Sérgio foi o primeiro a estourar, com o compacto do “Bloco”, que vendeu 500 mil cópias. Seu LP, produzido por Raul, não chegou a ser um grande sucesso, mas deixou clássicos, entre o samba e o rock, como “Cala a boca, Zebedeu” e “Viajei de trem” (o disco deve ganhar um relançamento, remasterizado, da Universal Music, no segundo semestre). O LP do baiano, por sua vez, seguiu um caminho mais lento e acabou se tornando um dos discos mais conhecidos da música brasileira, com “Mosca na sopa”, “Metamorfose ambulante”, “Ouro de tolo” — sucessos de um artista que virou uma religião. Raul morreria em 1989 e Sérgio, em 1994.
A bordo das vozes de Gal Costa (“Pérola Negra”) e Elis Regina (“Mucuripe”) chegaram também à Philips, respectivamente, um carioca do Morro de São Carlos (Melodia) e um cearense de Orós (Fagner).
— Eu estava na hora certa, no lugar certo, com as pessoas certas — diz Melodia, atração do Teatro Net Rio nas próximas segunda e terça-feira, e artista cujas canções tinham chamado a atenção de nomes da intelectualidade como o jornalista Torquato Neto, o artista plástico Hélio Oiticica e o poeta Waly Salomão (que dirigia o show “Gal a todo vapor”).
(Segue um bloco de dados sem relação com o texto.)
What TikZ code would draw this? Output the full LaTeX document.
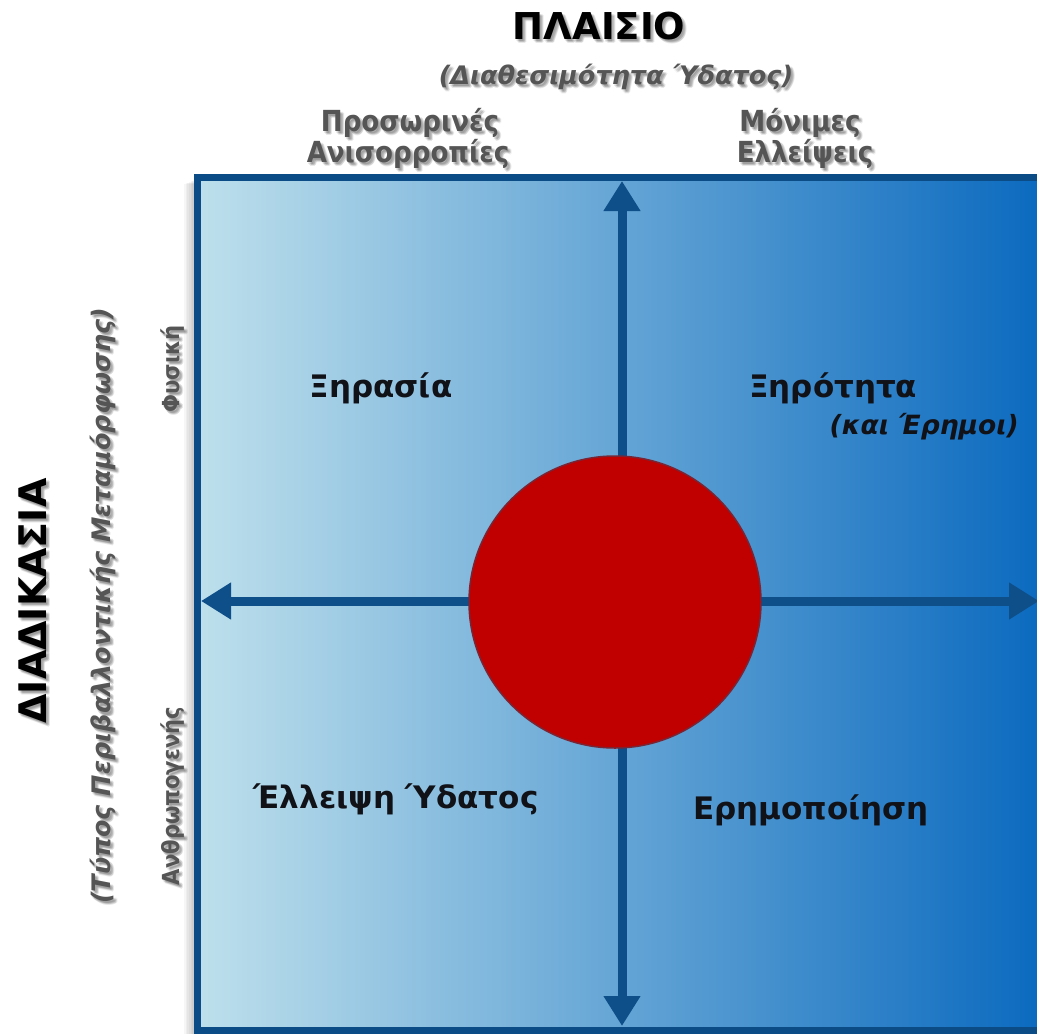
\documentclass[tikz,border=0pt]{standalone}
\usepackage{fontspec}
\setmainfont{DejaVu Sans}
\newfontfamily\condfont{DejaVu Sans Condensed}
\usetikzlibrary{arrows.meta,calc}
\definecolor{boxborder}{HTML}{0B4C86}
\definecolor{arrowblue}{HTML}{0E4E89}
\definecolor{lightbg}{HTML}{BEE0EC}
\definecolor{midbg}{HTML}{62AAD9}
\definecolor{darkbg}{HTML}{0868BE}
\definecolor{circred}{HTML}{C00000}
\definecolor{circline}{HTML}{7A2535}
\definecolor{headgray}{HTML}{555555}
\definecolor{labeltext}{HTML}{111118}
\newcommand\shtxt[4]{%
  \foreach \sdx/\sdy in {2/3,3/4,4/3,3/2,1/2}{\node[#2,text=black,opacity=0.09] at ($(#3)+(\sdx,\sdy)$) {#4};}
  \node[#2] (#1) at (#3) {#4};}
\tikzset{
  base/.style={inner sep=0pt, anchor=base},
  titletext/.style={base, font=\fontsize{37}{40}\selectfont\bfseries, text=black},
  proctext/.style={base, font=\fontsize{38}{40}\selectfont\bfseries, text=black, rotate=90},
  subtext/.style={base, font=\fontsize{25.5}{30}\selectfont\bfseries\itshape, text=headgray},
  headtext/.style={base, font=\condfont\fontsize{29}{33}\selectfont\bfseries, text=headgray},
  sidetext/.style={base, font=\condfont\fontsize{23.5}{28}\selectfont\bfseries, text=headgray, rotate=90},
  quadtext/.style={inner sep=0pt, font=\fontsize{31}{36}\selectfont\bfseries, text=labeltext},
  quaditalic/.style={inner sep=0pt, font=\fontsize{26.5}{30}\selectfont\bfseries\itshape, text=labeltext},
  axisarrow/.style={draw=arrowblue, line width=9pt, {Triangle[width=35pt,length=30pt]}-{Triangle[width=35pt,length=30pt]}},
}
\begin{document}
\begin{tikzpicture}[x=1pt,y=-1pt]
\useasboundingbox (0,0) rectangle (1037,1034);
% box shadow
\foreach \i in {1,...,8}{
  \fill[black,opacity=0.035] (197-1.6*\i,179+0.6*\i) rectangle (1060,1034);}
% box
\coordinate (boxNW) at (197,177);
\coordinate (boxSE) at (1055,1030);
\shade[left color=lightbg, middle color=midbg, right color=darkbg] (boxNW) rectangle (boxSE);
\draw[boxborder, line width=7pt] (boxNW) rectangle (boxSE);
% axes
\coordinate (vtop) at (622,181);
\coordinate (vbot) at (622,1026);
\coordinate (hleft) at (201,601);
\coordinate (hright) at (1039,601);
\draw[axisarrow] (vbot) -- (vtop);
\draw[axisarrow] (hleft) -- (hright);
% circle
\node[circle, fill=circred, draw=circline, line width=1.5pt, minimum size=292pt, inner sep=0pt] (core) at (615,602) {};
% headings
\shtxt{title}{titletext}{599,39}{ΠΛΑΙΣΙΟ}
\shtxt{sub}{subtext}{616,84}{(Διαθεσιμότητα Ύδατος)}
\shtxt{tempA}{headtext}{410,131}{Προσωρινές}
\shtxt{tempB}{headtext}{408,162}{Ανισορροπίες}
\shtxt{permA}{headtext}{800,131}{Μόνιμες}
\shtxt{permB}{headtext}{805,162}{Ελλείψεις}
\shtxt{proc}{proctext}{46,601}{ΔΙΑΔΙΚΑΣΙΑ}
\shtxt{procsub}{subtext,rotate=90}{110,606}{(Τύπος Περιβαλλοντικής Μεταμόρφωσης)}
\shtxt{nat}{sidetext}{179,369}{Φυσική}
\shtxt{anth}{sidetext}{179,796}{Ανθρωπογενής}
% quadrant labels
\node[quadtext, anchor=base] (drought) at (381,397) {Ξηρασία};
\node[quadtext, anchor=base west] (arid) at (749,397) {Ξηρότητα};
\node[quaditalic, anchor=base east] (deserts) at (1019,434) {(και Έρημοι)};
\node[quadtext, anchor=base] (scarcity) at (396,808) {Έλλειψη Ύδατος};
\node[quadtext, anchor=base] (desert) at (811,819) {Ερημοποίηση};
\end{tikzpicture}
\end{document}
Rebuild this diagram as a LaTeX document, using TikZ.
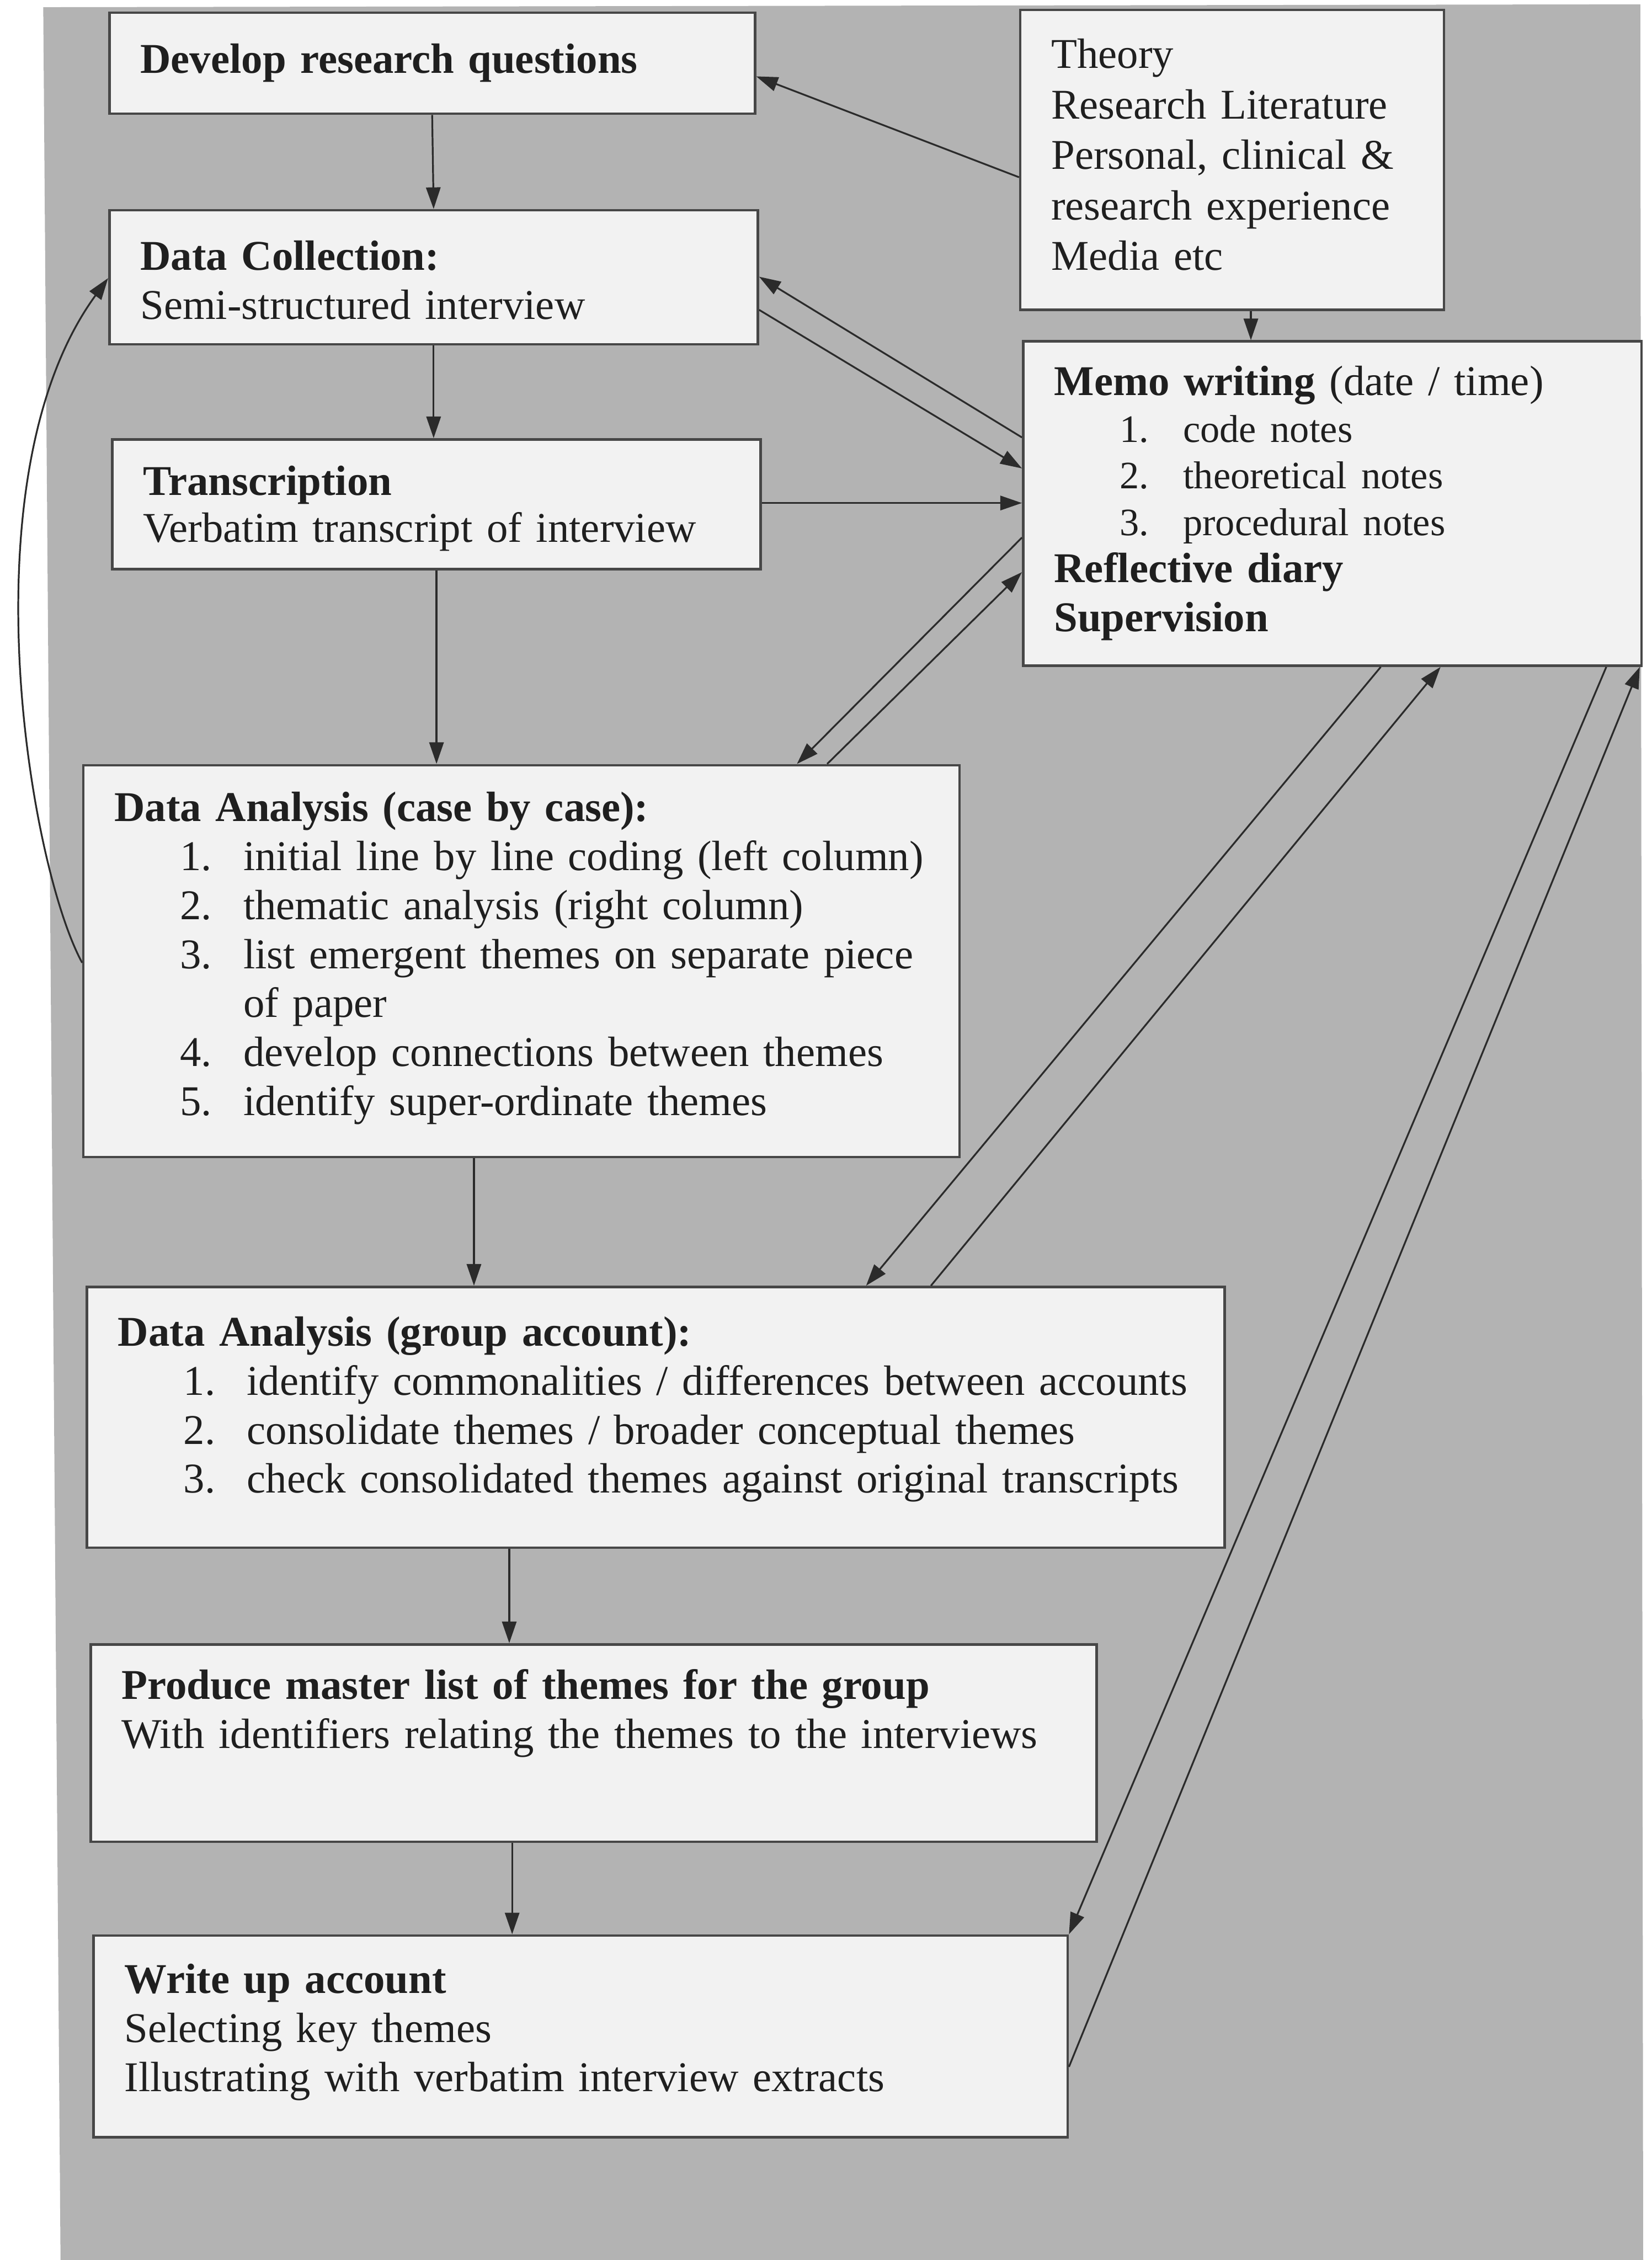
\documentclass[tikz,border=0pt]{standalone}
\usepackage{fontspec}
\setmainfont{Liberation Serif}
\usetikzlibrary{arrows.meta}

\definecolor{pagegray}{HTML}{B3B3B3}
\definecolor{boxfill}{HTML}{F2F2F2}
\definecolor{boxline}{HTML}{474747}
\definecolor{inkline}{HTML}{2B2B2B}
\definecolor{inktext}{HTML}{1F1F1F}

\newcommand{\stagefont}{\fontsize{16.73pt}{19.35pt}\selectfont}
\newcommand{\notefont}{\fontsize{15.34pt}{18.2pt}\selectfont}
\newcommand{\numitem}[2]{\mbox{\hspace*{0.91cm}\makebox[0.88cm][l]{#1}#2}}
\newcommand{\noteitem}[2]{\mbox{\notefont\hspace*{0.91cm}\makebox[0.88cm][l]{#1}#2}}

\begin{document}
\begin{tikzpicture}[x=0.02cm,y=-0.02cm,>={Triangle[length=0.3cm,width=0.2cm]},
    stage/.style={draw=boxline,fill=boxfill,line width=1pt,anchor=north west,
      inner xsep=0.43cm,inner ysep=0pt,align=left,text=inktext,font=\stagefont},
    link/.style={->,draw=inkline,line width=0.7pt}]

    \useasboundingbox (0,0) rectangle (1146,1568);
    \fill[white] (0,0) rectangle (1146,1568);
    \fill[pagegray] (30,5) -- (1138,3) -- (1140,1568) -- (42,1568) -- cycle;

    % main column
    \node[stage,text width=8.10cm,text height=0.84cm,text depth=0.56cm] (develop) at (75,8) {\textbf{Develop research questions}};
    \node[stage,text width=8.14cm,text height=0.83cm,text depth=1.03cm] (collect) at (75,145) {\textbf{Data Collection:}\\Semi-structured interview};
    \node[stage,text width=8.14cm,text height=0.776cm,text depth=1.024cm] (transcribe) at (77,304) {\textbf{Transcription}\\[-0.8pt]Verbatim transcript of interview};
    \node[stage,text width=11.30cm,text height=0.78cm,text depth=4.66cm] (casewise) at (57,530) {\textbf{Data Analysis (case by case):}\\
      \numitem{1.}{initial line by line coding (left column)}\\
      \numitem{2.}{thematic analysis (right column)}\\
      \numitem{3.}{list emergent themes on separate piece}\\
      \numitem{}{of paper}\\
      \numitem{4.}{develop connections between themes}\\
      \numitem{5.}{identify super-ordinate themes}};
    \node[stage,text width=14.93cm,text height=0.82cm,text depth=2.80cm] (groupwise) at (59.5,892) {\textbf{Data Analysis (group account):}\\
      \numitem{1.}{identify commonalities / differences between accounts}\\
      \numitem{2.}{consolidate themes / broader conceptual themes}\\
      \numitem{3.}{check consolidated themes against original transcripts}};
    \node[stage,text width=13.10cm,text height=0.76cm,text depth=1.98cm] (master) at (62,1140) {\textbf{Produce master list of themes for the group}\\With identifiers relating the themes to the interviews};
    \node[stage,text width=12.66cm,text height=0.80cm,text depth=2.00cm] (writeup) at (64,1342) {\textbf{Write up account}\\Selecting key themes\\Illustrating with verbatim interview extracts};

    % right column
    \node[stage,text width=5.02cm,text height=0.81cm,text depth=3.35cm] (sources) at (707,6) {Theory\\[0.6pt]Research Literature\\[0.6pt]Personal, clinical \&\\[0.6pt]research experience\\[0.6pt]Media etc};
    \node[stage,text width=7.72cm,text height=0.75cm,text depth=3.75cm] (memo) at (709,236) {\textbf{Memo writing} (date / time)\\[-0.8pt]
      \noteitem{1.}{code notes}\\[-1.2pt]
      \noteitem{2.}{theoretical notes}\\[-0.8pt]
      \noteitem{3.}{procedural notes}\\[-0.8pt]
      \textbf{Reflective diary}\\
      \textbf{Supervision}};

    % flow down the column
    \draw[link] (develop.south) -- (collect.north);
    \draw[link] (collect.south) -- (collect.south |- transcribe.north);
    \draw[link] (transcribe.south) -- (transcribe.south |- casewise.north);
    \draw[link] ([xshift=-0.66cm]casewise.south) -- ([xshift=-0.66cm]casewise.south |- groupwise.north);
    \draw[link] ([xshift=-1.17cm]master.north |- groupwise.south) -- ([xshift=-1.17cm]master.north);
    \draw[link] ([xshift=-0.95cm]writeup.north |- master.south) -- ([xshift=-0.95cm]writeup.north);
    \draw[link] ([xshift=0.26cm]sources.south) -- ([xshift=0.26cm]sources.south |- memo.north);

    % links to the memo box
    \draw[link] ([yshift=-2.34cm]sources.north west) -- ([yshift=-0.90cm]develop.north east);
    \draw[link] ([yshift=-1.35cm]memo.north west) -- ([yshift=-0.94cm]collect.north east);
    \draw[link] ([yshift=-1.40cm]collect.north east) -- ([yshift=-1.78cm]memo.north west);
    \draw[link] ([yshift=-0.90cm]transcribe.north east) -- ([yshift=-0.90cm]transcribe.north east -| memo.west);
    \draw[link] ([yshift=-2.74cm]memo.north west) -- ([xshift=9.92cm]casewise.north west);
    \draw[link] ([xshift=10.34cm]casewise.north west) -- ([yshift=-3.22cm]memo.north west);
    \draw[link] ([xshift=4.98cm]memo.south west) -- ([xshift=10.83cm]groupwise.north west);
    \draw[link] ([xshift=11.73cm]groupwise.north west) -- ([xshift=5.81cm]memo.south west);
    \draw[link] ([xshift=8.11cm]memo.south west) -- (writeup.north east);
    \draw[link] ([yshift=-1.84cm]writeup.north east) -- ([xshift=-0.04cm]memo.south east);

    % loop back to data collection
    \draw[link] ([yshift=-2.76cm]casewise.north west) .. controls +(-37,-68) and +(-100,137) .. ([yshift=-0.96cm]collect.north west);
\end{tikzpicture}
\end{document}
— A gravadora queria que eu fosse bem lançado. E deixaram que eu fizesse o disco da minha maneira — revela Fagner, que teve Ivan Lins e Luiz Cláudio Ramos nos arranjos de “Manera fru, fru, manera”, disco que uniu rock, gêneros nordestinos e até um tanto de seresta, e que voltará às lojas este ano, em edição de luxo, remasterizada, incluindo a faixa “Canteiros”, que tinha sido banida de edições posteriores por questões com os herdeiros da poeta Cecília Meireles.
Se Raul Seixas era a mosca na sopa, o paulistano Walter Franco radicalizou, pondo uma mosca na capa de “Ou não”, exercício de vanguarda acústico que incluiu sua canção premiada em festival (a colagem de vozes “Cabeça”). O LP vendeu pouco, mas ganhou admiradores como Caetano e Arnaldo Antunes. Preparando-se para “botar o bloco na rua” em 2013, recuperado de um acidente vascular cerebral acontecido há poucos meses, Walter diz que hoje a censura estética talvez não permitisse que um artista estreasse com um disco como aquele:
— Ela é tão perigosa quanto aquela censura contra a qual nos colocamos na época. Ela age de maneira inconsciente.
Integrante da ala um pouco mais tradicional da MPB (como Gonzaguinha, que iniciou em 1973 uma série de LPs só interrompida por sua morte, em 1991), João Bosco também teve sua dose de vanguarda na estreia: o tropicalista Rogério Duprat (que, por sinal, produziu “Ou não”) dividiu os arranjos com o pianista Luís Eça.
— É um disco que parece ter dois lados, o das músicas com o Luizinho e as com o Duprat — conta João, que faz de quinta a sábado, no Teatro Rival, seu show de 40 anos de carreira.
Para a jornalista Ana Maria Bahiana, que acompanhou toda a movimentação de 1973, aquela era uma turma crescida sob a influência da MPB dos festivais e do rock, que tinha ganhado da Tropicália uma espécie de “licença para matar”.
— O que os unia era o desejo de fazer algo nos incrivelmente reprimidos, controlados, censurados anos 1970.
— Naquela época, era só deixar a porta aberta que os talentos chegavam — diz, saudoso, André Midani, então presidente da Phonogram, que pegou os grandes sucessos da leva, menos os Secos e Molhados. — Fiquei contrariadíssimo!
— Mandamos a nossa fita para todas as gravadoras — assegura Ney Matogrosso. — A Continental só nos contratou porque o (produtor da banda) Moracy do Val disse: se vocês não os contratarem, outra gravadora vai fazê-lo!